Pembaca akan diajak mengikuti kisah pencarian jati diri seorang
anak perempuan yang mengharukan. Meski demikian, jangan harap ada banyak adegan
yang menguras air mata. Sosok Morrigan yang digambarkan tegar justru membuat
kisah dalam buku ini menjadi lebih bervariasi. Ada momen tertawa, takut,
bahagia dan sedih tentunya.
Entah hanya perasaan saya saja, namun sepertinya Jessica Townsend
cukup terinspirasi dari kisah Harry Potter dan kisah klasik lainnya ketika
menulis kisah tentang Morrigan. Hal ini bisa dilihat dari beberapa kemiripan
yang muncul dalam kisah.
Misalnya pada bagian yang
mengisahkan tentang seleksi untuk masuk menjadi anggota Wundrous Society,
langsung membuat saya teringat pada Turnamen Triwizard pada
buku HP ke-4. Bedanya dalam kisah ini tiap kandidat harus memiliki
seorang pengayom yang juga merupakan anggota. Mereka yang lulus ujian akan
menjadi semacam saudara, orang yang rela membaktikan hidup untuk kita. Dan
hadiah yang diperoleh bukan uang tapi keanggotaan
Kemiripan lain ada dalam hal musuh yang namanya enggan disebut dan
tak diizinkan masuk ke wilayah Nevermoor. Plus nyaris tak ada orang yang masih
menyimpan fotonya. Bahkan Morrigan juga digambarkan tidak pernah
mendengar ada yang mau membicarakan tentang sosok yang dijuluki Pembantai Nevermoor.

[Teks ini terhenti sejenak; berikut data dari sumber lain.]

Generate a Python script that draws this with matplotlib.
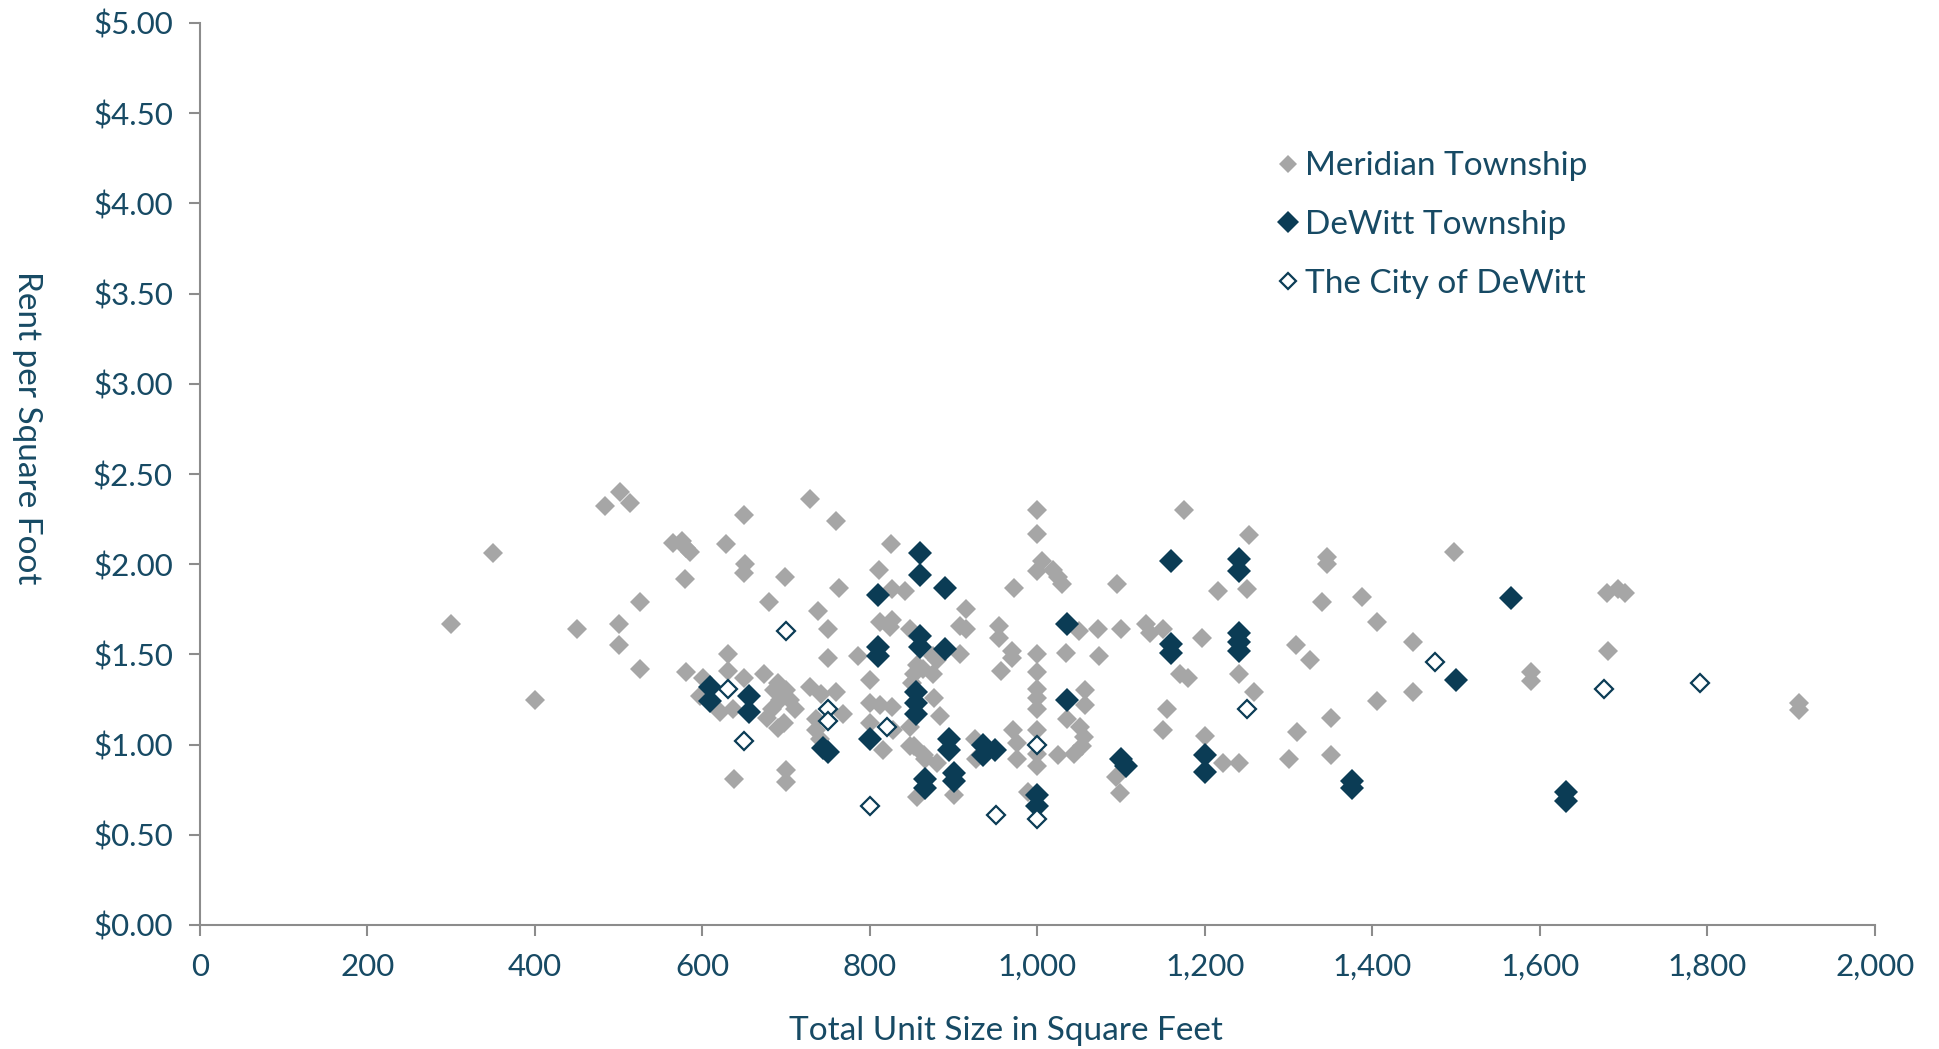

Apapun alasannya bagian ini makin mirip dgn kisah HP.
Selanjutnya yang membuat saya ingat pada sebuah kisah klasik adalah
kover buku ini. Pertama kali melihat kover buku ini, saya langsung teringat
pada kisah Marry Poppins. Digambarkan sosok Marry Poppins
mempergunakan payung sebagai sarana transportasi. Untuk informasi
singkat mengenai Marry Poppins bisa dilihat di sini.

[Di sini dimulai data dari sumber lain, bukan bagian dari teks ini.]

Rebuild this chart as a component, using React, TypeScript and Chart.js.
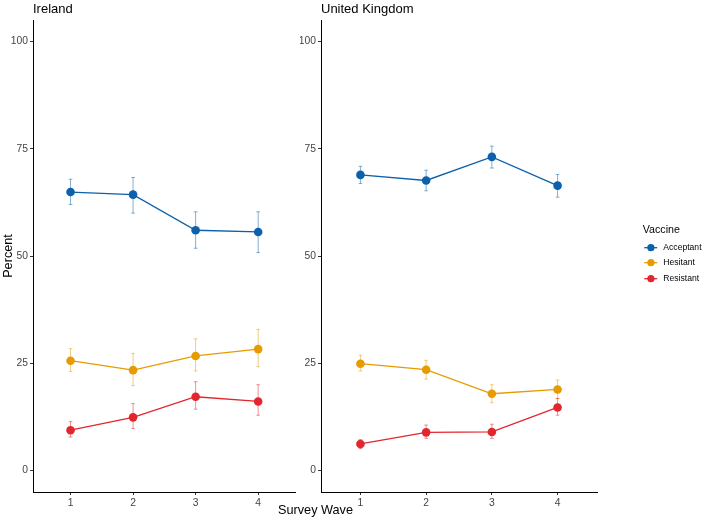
import React, { useEffect, useRef } from "react";
import { Chart, registerables } from "chart.js";

Chart.register(...registerables);

const FONT = "'Liberation Sans', Arial, Helvetica, sans-serif";

const waves = [1, 2, 3, 4];
const yTicks = [0, 25, 50, 75, 100];
const seriesNames = ["Acceptant", "Hesitant", "Resistant"];
const seriesColors = ["#0C60AC", "#E69B00", "#E2262D"];
const errColors = ["rgba(12,96,172,0.5)", "rgba(230,155,0,0.5)", "rgba(226,38,45,0.5)"];

// Ireland
const ieAcceptant = [64.9, 64.3, 56.0, 55.6];
const ieAcceptantLo = [62.0, 60.0, 51.8, 50.8];
const ieAcceptantHi = [67.9, 68.3, 60.3, 60.3];
const ieHesitant = [25.6, 23.4, 26.7, 28.3];
const ieHesitantLo = [23.1, 19.8, 23.2, 24.2];
const ieHesitantHi = [28.4, 27.3, 30.7, 32.9];
const ieResistant = [9.4, 12.4, 17.2, 16.1];
const ieResistantLo = [7.8, 9.8, 14.3, 12.9];
const ieResistantHi = [11.4, 15.6, 20.7, 20.0];

// United Kingdom
const ukAcceptant = [68.9, 67.6, 73.1, 66.4];
const ukAcceptantLo = [66.9, 65.2, 70.5, 63.7];
const ukAcceptantHi = [70.9, 70.0, 75.6, 69.0];
const ukHesitant = [24.9, 23.5, 17.9, 18.9];
const ukHesitantLo = [23.2, 21.3, 15.8, 16.8];
const ukHesitantHi = [26.9, 25.7, 20.0, 21.1];
const ukResistant = [6.2, 8.9, 9.0, 14.7];
const ukResistantLo = [5.1, 7.5, 7.5, 12.9];
const ukResistantHi = [7.2, 10.6, 10.8, 16.8];

function makeDatasets(vals: number[][], lo: number[][], hi: number[][]) {
  return vals.map((v, i) => ({
    label: seriesNames[i],
    data: waves.map((w, j) => ({ x: w, y: v[j] })),
    errLo: lo[i],
    errHi: hi[i],
    errColor: errColors[i],
    borderColor: seriesColors[i],
    backgroundColor: seriesColors[i],
    pointBackgroundColor: seriesColors[i],
    pointBorderWidth: 0,
    pointRadius: 4.3,
    borderWidth: 1.3,
    tension: 0,
  }));
}

const errorBarPlugin = {
  id: "errbars",
  beforeDatasetsDraw(chart: any) {
    const { ctx } = chart;
    const xs = chart.scales.x;
    const ys = chart.scales.y;
    ctx.save();
    chart.data.datasets.forEach((ds: any) => {
      ctx.strokeStyle = ds.errColor;
      ctx.lineWidth = 1;
      ds.data.forEach((p: any, j: number) => {
        const px = xs.getPixelForValue(p.x);
        const y1 = ys.getPixelForValue(ds.errLo[j]);
        const y2 = ys.getPixelForValue(ds.errHi[j]);
        ctx.beginPath();
        ctx.moveTo(px, y1);
        ctx.lineTo(px, y2);
        ctx.moveTo(px - 1.8, y1);
        ctx.lineTo(px + 1.8, y1);
        ctx.moveTo(px - 1.8, y2);
        ctx.lineTo(px + 1.8, y2);
        ctx.stroke();
      });
    });
    ctx.restore();
  },
};

const yTitlePlugin = {
  id: "yTitle",
  afterDraw(chart: any) {
    const opt = chart.options.plugins.yTitle;
    if (!opt || !opt.text) return;
    const { ctx, chartArea } = chart;
    ctx.save();
    ctx.translate(8.5, (chartArea.top + chartArea.bottom) / 2);
    ctx.rotate(-Math.PI / 2);
    ctx.textAlign = "center";
    ctx.textBaseline = "middle";
    ctx.fillStyle = "#000";
    ctx.font = `12.7px ${FONT}`;
    ctx.fillText(opt.text, 0, 0);
    ctx.restore();
  },
};

const legendPlugin = {
  id: "ggLegend",
  afterDraw(chart: any) {
    if (!chart.options.plugins.ggLegend || !chart.options.plugins.ggLegend.show) return;
    const { ctx, chartArea } = chart;
    const x0 = chartArea.right + 45.7;
    const cy = (chartArea.top + chartArea.bottom) / 2;
    ctx.save();
    ctx.textBaseline = "middle";
    ctx.textAlign = "left";
    ctx.fillStyle = "#000";
    ctx.font = `10.7px ${FONT}`;
    ctx.fillText("Vaccine", x0, cy - 26);
    const offs = [-8.3, 6.7, 22.7];
    chart.data.datasets.forEach((ds: any, i: number) => {
      const y = cy + offs[i];
      ctx.strokeStyle = ds.borderColor;
      ctx.lineWidth = 1.3;
      ctx.beginPath();
      ctx.moveTo(x0 + 1.5, y);
      ctx.lineTo(x0 + 14.5, y);
      ctx.stroke();
      ctx.fillStyle = ds.borderColor;
      ctx.beginPath();
      ctx.arc(x0 + 8.2, y, 3.6, 0, Math.PI * 2);
      ctx.fill();
      ctx.fillStyle = "#000";
      ctx.font = `8.6px ${FONT}`;
      ctx.fillText(ds.label, x0 + 20.6, y);
    });
    ctx.restore();
  },
};

function makeConfig(title: string, datasets: any[], yWidth: number, padRight: number, showLegend: boolean, yTitle: string): any {
  return {
    type: "line",
    data: { datasets },
    plugins: [errorBarPlugin, legendPlugin, yTitlePlugin],
    options: {
      animation: false,
      responsive: false,
      layout: { padding: { left: 0, right: padRight, top: 0, bottom: 0 } },
      plugins: {
        legend: { display: false },
        tooltip: { enabled: false },
        ggLegend: { show: showLegend },
        yTitle: { text: yTitle },
        title: {
          display: true,
          text: title,
          align: "start",
          fullSize: false,
          color: "#000",
          font: { family: FONT, size: 13, weight: "normal", lineHeight: 1.2 },
          padding: { top: 1.8, bottom: 2.6 },
        },
      },
      scales: {
        x: {
          type: "linear",
          min: 0.4,
          max: 4.6,
          afterBuildTicks: (s: any) => {
            s.ticks = waves.map((v) => ({ value: v }));
          },
          afterFit: (s: any) => {
            s.height = 29;
          },
          grid: { display: true, drawOnChartArea: false, drawTicks: true, tickLength: 3, color: "#333", lineWidth: 1 },
          border: { display: true, color: "#000", width: 1 },
          ticks: { color: "#444", font: { family: FONT, size: 10.3 }, padding: 2, maxRotation: 0 },
        },
        y: {
          type: "linear",
          min: -5,
          max: 105,
          afterBuildTicks: (s: any) => {
            s.ticks = yTicks.map((v) => ({ value: v }));
          },
          afterFit: (s: any) => {
            s.width = yWidth;
          },
          grid: { display: true, drawOnChartArea: false, drawTicks: true, tickLength: 3, color: "#333", lineWidth: 1 },
          border: { display: true, color: "#000", width: 1 },
          ticks: { color: "#444", font: { family: FONT, size: 10.3 }, padding: 2 },
        },
      },
    },
  };
}

export default function App() {
  const ref1 = useRef<HTMLCanvasElement | null>(null);
  const ref2 = useRef<HTMLCanvasElement | null>(null);

  useEffect(() => {
    const c1 = new Chart(
      ref1.current as HTMLCanvasElement,
      makeConfig(
        "Ireland",
        makeDatasets(
          [ieAcceptant, ieHesitant, ieResistant],
          [ieAcceptantLo, ieHesitantLo, ieResistantLo],
          [ieAcceptantHi, ieHesitantHi, ieResistantHi]
        ),
        33,
        2,
        false,
        "Percent"
      )
    );
    const c2 = new Chart(
      ref2.current as HTMLCanvasElement,
      makeConfig(
        "United Kingdom",
        makeDatasets(
          [ukAcceptant, ukHesitant, ukResistant],
          [ukAcceptantLo, ukHesitantLo, ukResistantLo],
          [ukAcceptantHi, ukHesitantHi, ukResistantHi]
        ),
        21,
        107,
        true,
        ""
      )
    );
    return () => {
      c1.destroy();
      c2.destroy();
    };
  }, []);

  return (
    <div style={{ position: "fixed", left: 0, top: 0, width: 704, height: 521, background: "#fff", fontFamily: FONT }}>
      <canvas ref={ref1} width={300} height={521} style={{ position: "absolute", left: 0, top: 0, width: 300, height: 521 }} />
      <canvas ref={ref2} width={404} height={521} style={{ position: "absolute", left: 300, top: 0, width: 404, height: 521 }} />
      <div
        style={{
          position: "absolute",
          left: 315.5,
          top: 510,
          transform: "translate(-50%, -50%)",
          fontSize: 12.7,
          fontWeight: 400,
          color: "#000",
          whiteSpace: "nowrap",
          lineHeight: 1,
        }}
      >
        Survey Wave
      </div>
    </div>
  );
}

Oh ya untuk kover, sebenarnya saya paling suka dengan kover versi bahasa Jerman. Selain didominasi dengan warna biru (ehem), gambarnya membuat saya merasakan semangat seorang anak dalam menjalani kehidupan. Benda yang ia pegang, justru makin membuat saya penasaran dengan isi kisah dalam buku ini.
Selain hiburan, saya juga jadi belajar semua kata baru. (duh, maaf
jika saya baru tahu). Pada halaman 98
tertulis, "... dan melompat dari langkan." Maknanya bisa dilihat di link ini. Juga kata mendugalkan. Tepatnya tertulis di halaman 150, "Pria mendugalkan.
Hindari dia layaknya cacar." Penjelasannya ada di link berikut ini.
Ada satu pesan moral yang paling mengena bagi saya. Ketika sedang
mengikuti perlombaan, Morrigan mencoba menolong seorang peserta yang nyaris
celaka. Ia membawa peserta itu menaiki tunggangannya bersama. Niat baiknya itu
justru membuatnya celaka. Karena duduk di depan maka anak itu yang dianggap
memenangkan perlombaan, ia kalah. Ironinya, sang anak yang ditolong juga mengklaim ialah pemilik tunggangan dan
berhasil melakukan tugas dengan baik.
Pada halaman 257 tertulis, "Kenapa semua orang mengira bahwa sikap kesatria dan
sportif akan menguntungkan mereka? Kami menguji kegigihan dan ambisi, bukan
kebaikan hati." Hal tersebut memberikan pencerahan bahwa berbuat baik dengan menolong sesama merupakan hal yang perlu dan harus dilakukan. Hanya harus diingat kapan bisa dilakukan kapan harus bersikap masa bodoh demi keselamatan diri sendiri. Menolong adalah hal baik, tapi jangan sampai merugikan diri sendiri.
Sempat penasaran pada akhir yang berkesan tak tuntas. Semula saya
menganggap beginilah cara penulis mengakhiri kisah. Jika sambutan
menggembirakan dilanjutkan, jika tidak ya sudah. Belakangan, saat membuat
ulasan baru saya sadari ada tulisan Buku Satu. Duh, semoga buku selanjutnya
segera muncul di tanah air. Pahamkan kenapa bintangnya jadi "cuman segitu."